- [Direction]:
Transcribe the records below from the first line to the line that includes "0.00239, 0.00264, 0.00286];", inclusive, and omit the pictures.

- [Data for this task]:
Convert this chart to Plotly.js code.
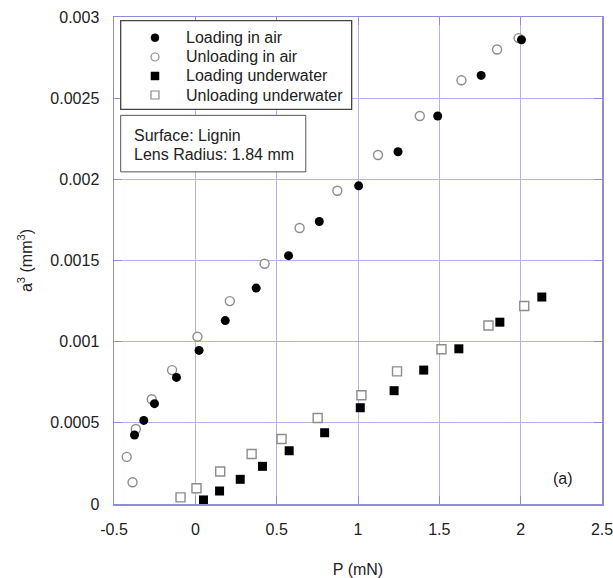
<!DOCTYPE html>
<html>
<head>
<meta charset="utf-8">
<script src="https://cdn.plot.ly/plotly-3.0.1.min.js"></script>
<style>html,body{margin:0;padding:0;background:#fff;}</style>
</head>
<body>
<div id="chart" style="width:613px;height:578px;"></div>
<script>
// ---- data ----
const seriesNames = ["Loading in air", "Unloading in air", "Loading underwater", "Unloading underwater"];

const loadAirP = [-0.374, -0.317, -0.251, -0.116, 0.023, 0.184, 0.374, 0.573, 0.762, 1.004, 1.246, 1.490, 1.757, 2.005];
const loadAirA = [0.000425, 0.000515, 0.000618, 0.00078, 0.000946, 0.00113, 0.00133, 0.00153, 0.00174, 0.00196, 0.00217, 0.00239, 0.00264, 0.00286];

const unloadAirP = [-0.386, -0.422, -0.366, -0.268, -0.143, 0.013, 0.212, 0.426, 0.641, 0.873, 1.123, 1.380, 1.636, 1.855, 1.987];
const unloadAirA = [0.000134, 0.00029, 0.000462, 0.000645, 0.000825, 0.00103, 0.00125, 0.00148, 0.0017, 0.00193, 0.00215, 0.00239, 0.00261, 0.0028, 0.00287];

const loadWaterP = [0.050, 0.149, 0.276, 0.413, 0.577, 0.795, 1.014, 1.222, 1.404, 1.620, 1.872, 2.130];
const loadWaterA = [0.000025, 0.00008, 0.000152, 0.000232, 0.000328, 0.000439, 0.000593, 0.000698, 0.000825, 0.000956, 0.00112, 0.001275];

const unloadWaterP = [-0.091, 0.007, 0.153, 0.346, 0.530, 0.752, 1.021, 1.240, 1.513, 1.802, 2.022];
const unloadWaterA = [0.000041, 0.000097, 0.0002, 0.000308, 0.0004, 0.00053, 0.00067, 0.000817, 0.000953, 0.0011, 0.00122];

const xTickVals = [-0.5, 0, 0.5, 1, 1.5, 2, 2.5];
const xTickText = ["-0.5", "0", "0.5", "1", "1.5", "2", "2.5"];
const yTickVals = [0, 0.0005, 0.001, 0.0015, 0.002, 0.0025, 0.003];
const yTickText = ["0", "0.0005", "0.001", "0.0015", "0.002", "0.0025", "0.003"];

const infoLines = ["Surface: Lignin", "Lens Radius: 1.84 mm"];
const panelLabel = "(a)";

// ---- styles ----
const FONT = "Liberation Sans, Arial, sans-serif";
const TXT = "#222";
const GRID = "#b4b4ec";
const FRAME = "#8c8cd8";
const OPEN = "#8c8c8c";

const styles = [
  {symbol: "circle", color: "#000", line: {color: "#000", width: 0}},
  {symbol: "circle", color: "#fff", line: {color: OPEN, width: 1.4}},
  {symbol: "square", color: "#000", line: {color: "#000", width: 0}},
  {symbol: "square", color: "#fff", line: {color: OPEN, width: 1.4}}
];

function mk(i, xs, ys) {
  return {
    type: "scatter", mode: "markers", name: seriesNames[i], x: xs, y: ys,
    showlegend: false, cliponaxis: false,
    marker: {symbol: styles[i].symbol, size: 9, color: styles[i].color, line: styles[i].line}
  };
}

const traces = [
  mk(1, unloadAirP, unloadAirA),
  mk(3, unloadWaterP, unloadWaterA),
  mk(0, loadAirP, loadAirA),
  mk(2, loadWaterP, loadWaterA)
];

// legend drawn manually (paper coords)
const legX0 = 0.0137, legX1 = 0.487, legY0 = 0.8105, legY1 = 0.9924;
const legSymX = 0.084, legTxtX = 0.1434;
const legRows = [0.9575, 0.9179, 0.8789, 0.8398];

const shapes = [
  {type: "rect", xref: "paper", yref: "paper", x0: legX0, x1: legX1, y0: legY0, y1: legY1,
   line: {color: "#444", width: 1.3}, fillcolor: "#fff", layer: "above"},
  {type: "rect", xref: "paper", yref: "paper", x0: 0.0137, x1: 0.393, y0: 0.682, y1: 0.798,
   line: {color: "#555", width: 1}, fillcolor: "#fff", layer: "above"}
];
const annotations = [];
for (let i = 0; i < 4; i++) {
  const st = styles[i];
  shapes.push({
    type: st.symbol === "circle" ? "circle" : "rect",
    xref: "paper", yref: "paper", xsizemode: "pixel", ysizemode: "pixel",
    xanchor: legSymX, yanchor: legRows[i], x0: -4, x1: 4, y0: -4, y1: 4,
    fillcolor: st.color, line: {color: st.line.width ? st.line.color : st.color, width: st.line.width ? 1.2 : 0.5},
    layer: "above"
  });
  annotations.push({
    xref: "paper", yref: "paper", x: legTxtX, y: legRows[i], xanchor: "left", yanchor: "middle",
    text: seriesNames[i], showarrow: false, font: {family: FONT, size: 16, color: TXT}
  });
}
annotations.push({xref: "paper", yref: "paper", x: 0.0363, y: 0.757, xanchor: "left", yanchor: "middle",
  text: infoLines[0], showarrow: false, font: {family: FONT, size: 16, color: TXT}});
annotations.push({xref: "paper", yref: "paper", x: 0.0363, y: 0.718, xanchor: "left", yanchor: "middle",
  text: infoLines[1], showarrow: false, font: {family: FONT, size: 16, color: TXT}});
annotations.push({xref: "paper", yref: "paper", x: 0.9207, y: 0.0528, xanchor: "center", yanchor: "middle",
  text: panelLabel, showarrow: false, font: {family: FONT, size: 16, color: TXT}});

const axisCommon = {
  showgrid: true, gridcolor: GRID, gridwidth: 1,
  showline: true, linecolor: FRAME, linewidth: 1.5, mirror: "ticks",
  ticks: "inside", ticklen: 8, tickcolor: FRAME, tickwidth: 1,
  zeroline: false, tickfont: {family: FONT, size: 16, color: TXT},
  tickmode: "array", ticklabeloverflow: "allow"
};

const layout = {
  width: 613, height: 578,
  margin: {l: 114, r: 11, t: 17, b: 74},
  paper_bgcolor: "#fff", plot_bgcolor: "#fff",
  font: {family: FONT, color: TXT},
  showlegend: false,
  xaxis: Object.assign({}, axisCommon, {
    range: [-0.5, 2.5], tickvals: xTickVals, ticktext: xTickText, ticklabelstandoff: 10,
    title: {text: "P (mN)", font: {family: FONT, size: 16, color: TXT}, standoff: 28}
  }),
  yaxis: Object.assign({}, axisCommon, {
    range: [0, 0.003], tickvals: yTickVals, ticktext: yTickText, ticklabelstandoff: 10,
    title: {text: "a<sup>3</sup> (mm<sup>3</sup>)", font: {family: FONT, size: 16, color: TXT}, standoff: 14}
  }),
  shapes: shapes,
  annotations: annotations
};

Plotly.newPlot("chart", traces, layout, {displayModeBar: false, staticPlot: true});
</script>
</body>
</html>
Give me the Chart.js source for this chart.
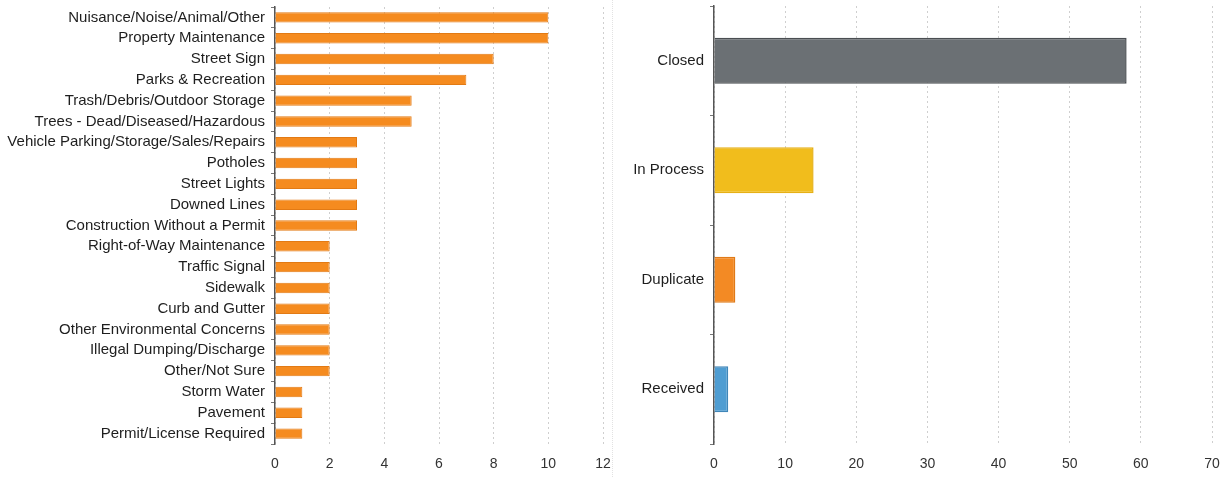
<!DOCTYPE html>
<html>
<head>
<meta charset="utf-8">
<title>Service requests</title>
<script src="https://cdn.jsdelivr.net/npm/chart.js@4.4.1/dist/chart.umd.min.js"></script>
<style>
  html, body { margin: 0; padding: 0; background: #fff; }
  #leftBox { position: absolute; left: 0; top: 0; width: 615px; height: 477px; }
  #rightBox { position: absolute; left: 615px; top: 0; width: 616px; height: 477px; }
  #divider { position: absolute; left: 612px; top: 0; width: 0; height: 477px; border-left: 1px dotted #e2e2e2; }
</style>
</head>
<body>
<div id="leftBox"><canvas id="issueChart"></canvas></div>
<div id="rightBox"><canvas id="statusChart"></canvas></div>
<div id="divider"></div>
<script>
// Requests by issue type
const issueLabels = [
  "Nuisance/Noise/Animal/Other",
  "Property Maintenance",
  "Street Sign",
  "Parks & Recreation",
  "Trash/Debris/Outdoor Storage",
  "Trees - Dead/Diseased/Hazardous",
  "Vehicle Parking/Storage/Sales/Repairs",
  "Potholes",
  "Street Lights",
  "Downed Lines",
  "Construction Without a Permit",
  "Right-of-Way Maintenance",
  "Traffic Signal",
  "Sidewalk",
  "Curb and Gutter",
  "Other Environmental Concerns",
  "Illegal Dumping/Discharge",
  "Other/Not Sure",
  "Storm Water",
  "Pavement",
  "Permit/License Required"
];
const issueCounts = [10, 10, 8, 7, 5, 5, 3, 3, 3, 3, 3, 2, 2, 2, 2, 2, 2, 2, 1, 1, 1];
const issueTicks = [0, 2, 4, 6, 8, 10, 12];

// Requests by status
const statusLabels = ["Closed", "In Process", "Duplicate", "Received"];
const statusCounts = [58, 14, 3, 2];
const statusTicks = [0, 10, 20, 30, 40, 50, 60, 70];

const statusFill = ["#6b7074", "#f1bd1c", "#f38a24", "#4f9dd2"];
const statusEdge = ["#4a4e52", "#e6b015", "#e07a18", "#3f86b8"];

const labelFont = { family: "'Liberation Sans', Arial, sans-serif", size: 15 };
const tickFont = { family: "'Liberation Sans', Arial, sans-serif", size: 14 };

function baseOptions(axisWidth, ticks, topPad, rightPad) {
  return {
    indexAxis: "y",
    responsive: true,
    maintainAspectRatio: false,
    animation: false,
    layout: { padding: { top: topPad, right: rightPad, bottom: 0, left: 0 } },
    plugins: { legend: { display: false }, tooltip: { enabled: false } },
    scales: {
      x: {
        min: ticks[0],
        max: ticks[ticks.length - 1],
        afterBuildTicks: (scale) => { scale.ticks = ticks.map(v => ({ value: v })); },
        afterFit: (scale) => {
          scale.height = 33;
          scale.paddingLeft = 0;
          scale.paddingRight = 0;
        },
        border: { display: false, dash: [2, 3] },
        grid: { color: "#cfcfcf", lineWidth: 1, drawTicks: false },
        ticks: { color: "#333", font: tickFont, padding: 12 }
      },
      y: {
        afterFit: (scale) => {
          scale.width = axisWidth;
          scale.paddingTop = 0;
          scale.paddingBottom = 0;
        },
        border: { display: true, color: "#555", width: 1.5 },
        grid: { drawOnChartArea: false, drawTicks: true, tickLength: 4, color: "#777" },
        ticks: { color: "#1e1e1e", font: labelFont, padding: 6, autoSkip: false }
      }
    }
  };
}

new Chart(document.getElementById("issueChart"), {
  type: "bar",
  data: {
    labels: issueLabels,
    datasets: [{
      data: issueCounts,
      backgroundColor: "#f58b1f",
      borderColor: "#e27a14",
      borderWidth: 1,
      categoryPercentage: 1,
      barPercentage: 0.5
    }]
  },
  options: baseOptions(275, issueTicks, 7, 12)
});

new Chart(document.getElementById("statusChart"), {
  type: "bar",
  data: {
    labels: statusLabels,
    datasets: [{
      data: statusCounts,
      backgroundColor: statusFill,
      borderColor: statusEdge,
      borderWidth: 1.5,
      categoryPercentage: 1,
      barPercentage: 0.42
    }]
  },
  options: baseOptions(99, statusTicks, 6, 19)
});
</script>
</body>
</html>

- [Correct output]:
Convert this chart to Plotly.js code.
<!DOCTYPE html>
<html>
<head>
<meta charset="utf-8">
<script src="https://cdn.plot.ly/plotly-3.0.1.min.js"></script>
<style>html,body{margin:0;padding:0;background:#fff;}</style>
</head>
<body>
<div id="chart" style="width:613px;height:578px;"></div>
<script>
// ---- data ----
const seriesNames = ["Loading in air", "Unloading in air", "Loading underwater", "Unloading underwater"];

const loadAirP = [-0.374, -0.317, -0.251, -0.116, 0.023, 0.184, 0.374, 0.573, 0.762, 1.004, 1.246, 1.490, 1.757, 2.005];
const loadAirA = [0.000425, 0.000515, 0.000618, 0.00078, 0.000946, 0.00113, 0.00133, 0.00153, 0.00174, 0.00196, 0.00217, 0.00239, 0.00264, 0.00286];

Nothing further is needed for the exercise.